Army spokesman, Brig. General Emeka Onwamaegbu told AFP on Sunday that the crisis was gradually abating.

"The situation is gradually returning to normal. There's not been any cases this morning," he said.
About 400 people are believed to have lost their lives in the mayhem, even as property worth hundreds of millions has been razed.
Plateau State Commissioner for Information, Mr. Nuhu Gagara, told journalists on Sunday that hoodlums from neighbouring states unleashed fresh mayhem on the city at the weekend after Friday's carnage had been successfully curtailed. He maintained that the riots and the subsequent destruction were pre planned as the elections had been concluded before some hoodlums decided to unleash mayhem on the state.

He expressed the state government's regrets on the crisis and said a search and rescue committee put in place by the government was already working to locate the dead and the injured.
Contrary to reports that nearly 400 souls might have perished in the crisis, the commissioner said about 200 people died.

At the town's Central Mosque, the Aid Group of the Ja'amatu Nasril Islam was preparing mass burial for the victims whose identities could not be ascertained.
Murtala Sani Hashim, who registered the dead as they were brought to the mosque, told Reuters on Sunday that 367 bodies had been brought in so far.
The Red Cross said about 7,000 people have fled their homes and had taken refuge in government buildings, army barracks and religious homes.

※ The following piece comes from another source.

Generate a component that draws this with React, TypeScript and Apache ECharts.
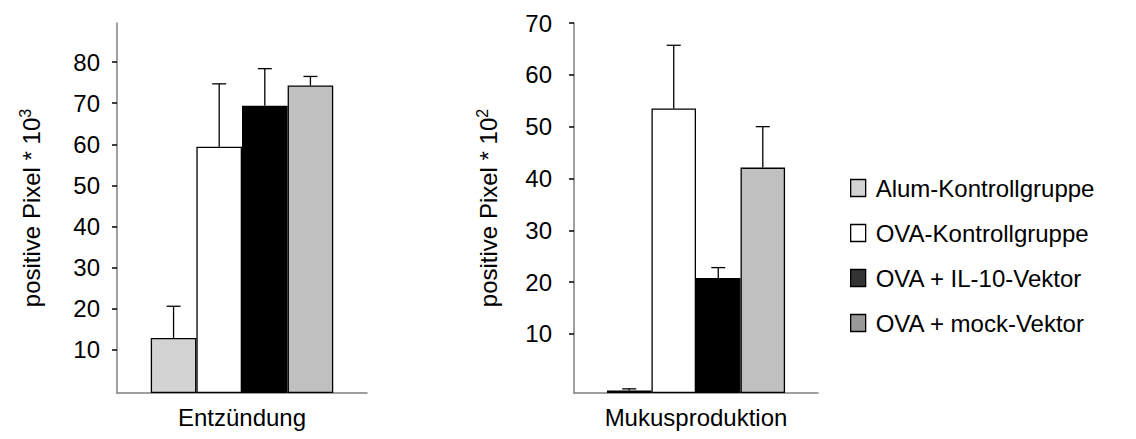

A spokesman for the Imam at the Jos Central Mosque, Samaila Abdullahi Mohammed, accused the ruling Peoples Democratic Party (PDP) in the state of fuelling the crisis.
"The PDP provided an all Christian ticket. They started the trouble because they couldn't win," he observed. He accused policemen and troops deployed to quell the riots of "heavy-handed tactics." "As far as we are concerned, we have stopped the violence, but the police have not," he further said.
Meanwhile, the Abia State government has been appealing to people in the state to remain calm following the destruction in Jos. In a message continuously run on electronic media in the state since the Jos crisis commenced, the government urged the people not to embark on reprisal killings following the situation in the Plateau State capital.

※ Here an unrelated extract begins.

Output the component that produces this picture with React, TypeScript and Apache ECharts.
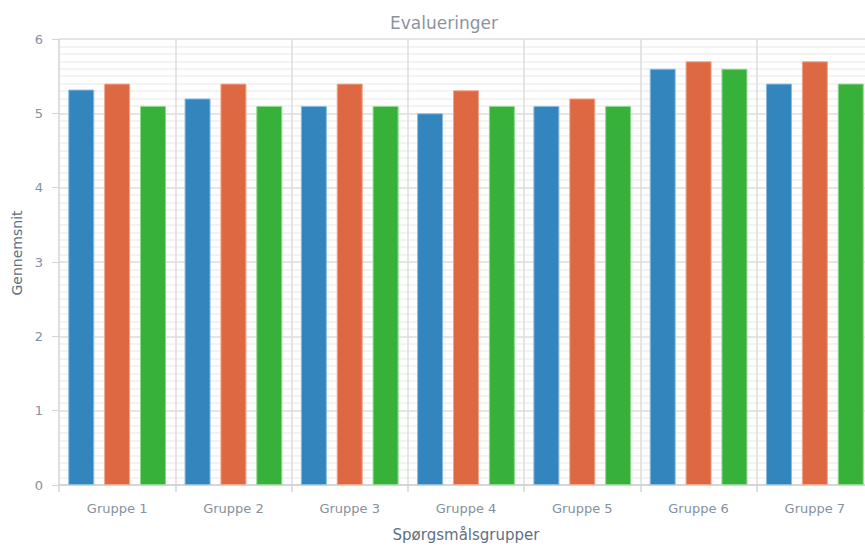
import React, { useEffect, useRef } from "react";
import * as echarts from "echarts";

const categories = ["Gruppe 1", "Gruppe 2", "Gruppe 3", "Gruppe 4", "Gruppe 5", "Gruppe 6", "Gruppe 7"];
const seriesA = [5.32, 5.2, 5.1, 5.0, 5.1, 5.6, 5.4];
const seriesB = [5.4, 5.4, 5.4, 5.31, 5.2, 5.7, 5.7];
const seriesC = [5.1, 5.1, 5.1, 5.1, 5.1, 5.6, 5.4];
const yTicks = [0, 1, 2, 3, 4, 5, 6];

const FONT = "'DejaVu Sans', Verdana, sans-serif";

export default function App() {
  const ref = useRef<HTMLDivElement>(null);
  useEffect(() => {
    if (!ref.current) return;
    const chart = echarts.init(ref.current, undefined, { renderer: "svg" });
    const mk = (name: string, data: number[], color: string, border: string) => ({
      name,
      type: "bar",
      data,
      barWidth: 26,
      barGap: "38%",
      itemStyle: { color, borderColor: border, borderWidth: 1 },
    });
    chart.setOption({
      animation: false,
      textStyle: { fontFamily: FONT },
      title: {
        text: "Evalueringer",
        left: "center",
        top: 9,
        textStyle: { fontFamily: FONT, fontSize: 17, fontWeight: "normal", color: "#8a949f" },
      },
      grid: { left: 59, top: 39, right: 15, height: 454, containLabel: false },
      xAxis: {
        type: "category",
        data: categories,
        name: "Spørgsmålsgrupper",
        nameLocation: "middle",
        nameGap: 42,
        nameTextStyle: { fontFamily: FONT, fontSize: 15, color: "#5f6f82" },
        axisLine: { show: true, lineStyle: { color: "#cfcfcf", width: 1.5 } },
        axisTick: { show: true, length: 7, lineStyle: { color: "#d5d5d5", width: 1.5 } },
        axisLabel: { fontFamily: FONT, fontSize: 13, color: "#8591a0", margin: 17 },
        splitLine: { show: true, lineStyle: { color: "#dcdcdc", width: 1.5 } },
      },
      yAxis: {
        type: "value",
        min: yTicks[0],
        max: yTicks[yTicks.length - 1],
        interval: 1,
        name: "Gennemsnit",
        nameLocation: "middle",
        nameGap: 34,
        nameTextStyle: { fontFamily: FONT, fontSize: 14, color: "#5f6f82", padding: [0, 0, 0, 18] },
        axisLine: { show: true, lineStyle: { color: "#dcdcdc", width: 1.5 } },
        axisTick: { show: true, length: 7, lineStyle: { color: "#d5d5d5", width: 1 } },
        axisLabel: { fontFamily: FONT, fontSize: 13, color: "#8591a0", margin: 16 },
        splitLine: { show: true, lineStyle: { color: "#dcdcdc", width: 1.5 } },
        minorTick: { show: false, splitNumber: 10 },
        minorSplitLine: { show: true, lineStyle: { color: "#efefef", width: 1.5 } },
      },
      series: [
        mk("Serie 1", seriesA, "#3385bd", "#8bbbe0"),
        mk("Serie 2", seriesB, "#dd6842", "#f0a68c"),
        mk("Serie 3", seriesC, "#38b13a", "#8fd98f"),
      ],
    });
    return () => chart.dispose();
  }, []);
  return (
    <div style={{ position: "absolute", left: 0, top: 0, width: 865, height: 547, overflow: "hidden", background: "#fff" }}>
      <div ref={ref} style={{ width: 888, height: 547 }} />
    </div>
  );
}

Also in Anambra State, the situation remained calm on Sunday even as the government appealed to the people not to embark on violent attacks over the Jos crisis.
At the Vatican on Sunday, Catholic Pontiff, Pope Benedict XVI, prayed for the victims of the Jos mayhem. He urged the world to express horror and disapproval at the senseless violence.
Executive Director of the Christian Foundation for Social Justice and Equity, (CFSJES), Mr. Joseph Sangosanya, described the situation as "genocide."

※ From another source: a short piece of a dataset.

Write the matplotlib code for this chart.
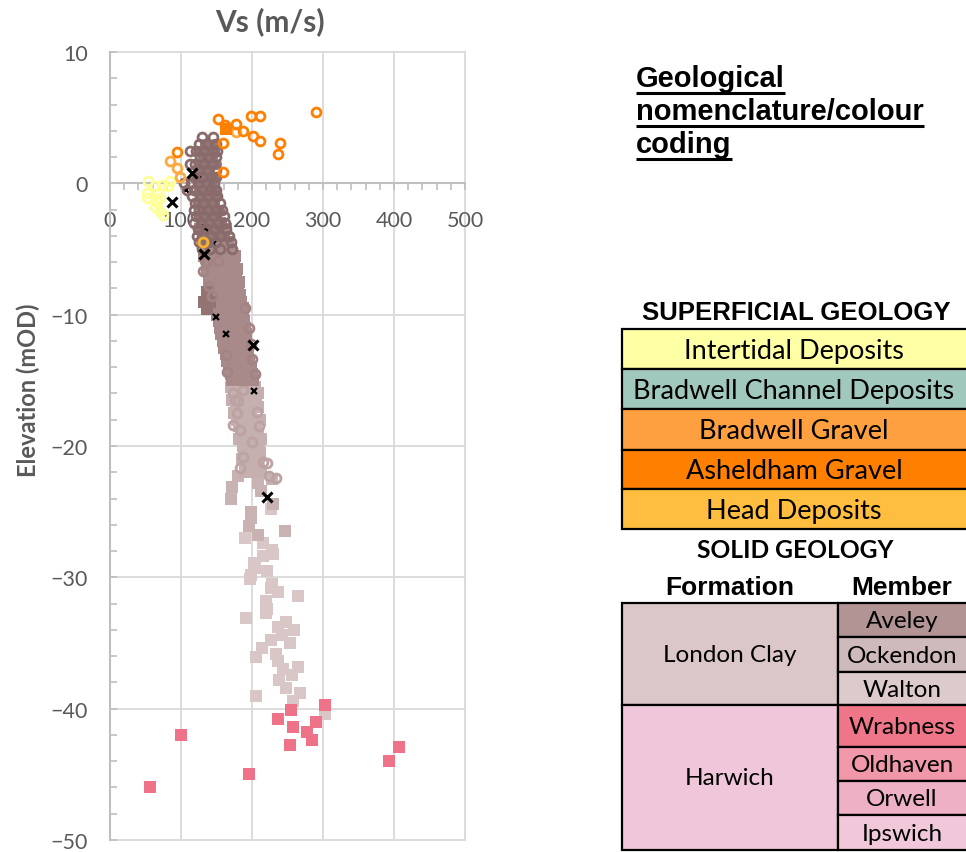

The CFSJES director said the state government mismanaged the whole situation because it allegedly ignored security reports about in-flow of people into Jos.
Sangosanya dismissed as untrue, the assertion by the commissioner for information that there was no security reports, stressing that "the letters written by the civil society to the security agencies that they should beef up security in Jos and its environs were ignored by the government.
"The information system by all the government agencies was not properly managed. Late deployment of soldiers contributed to the mass killings, which we see as genocide and the process of the election itself, which was not credible, led to the mayhem.

"And we see the aggressors as the few individuals who want to perpetuate their expansionist tendencies and we ask that the government should immediately set up a judicial commission of inquiry to unravel the immediate and remote cause(s) of the carnage and those arrested should be charged to court immediately.

The CFSJES director called on the government to, as a matter of urgency, release all the past reports of all the commissions of inquiry into the Jos crises.
He urged the state government to arrest those indicted by those past reports no matter how highly placed so that it could serve as a deterrent.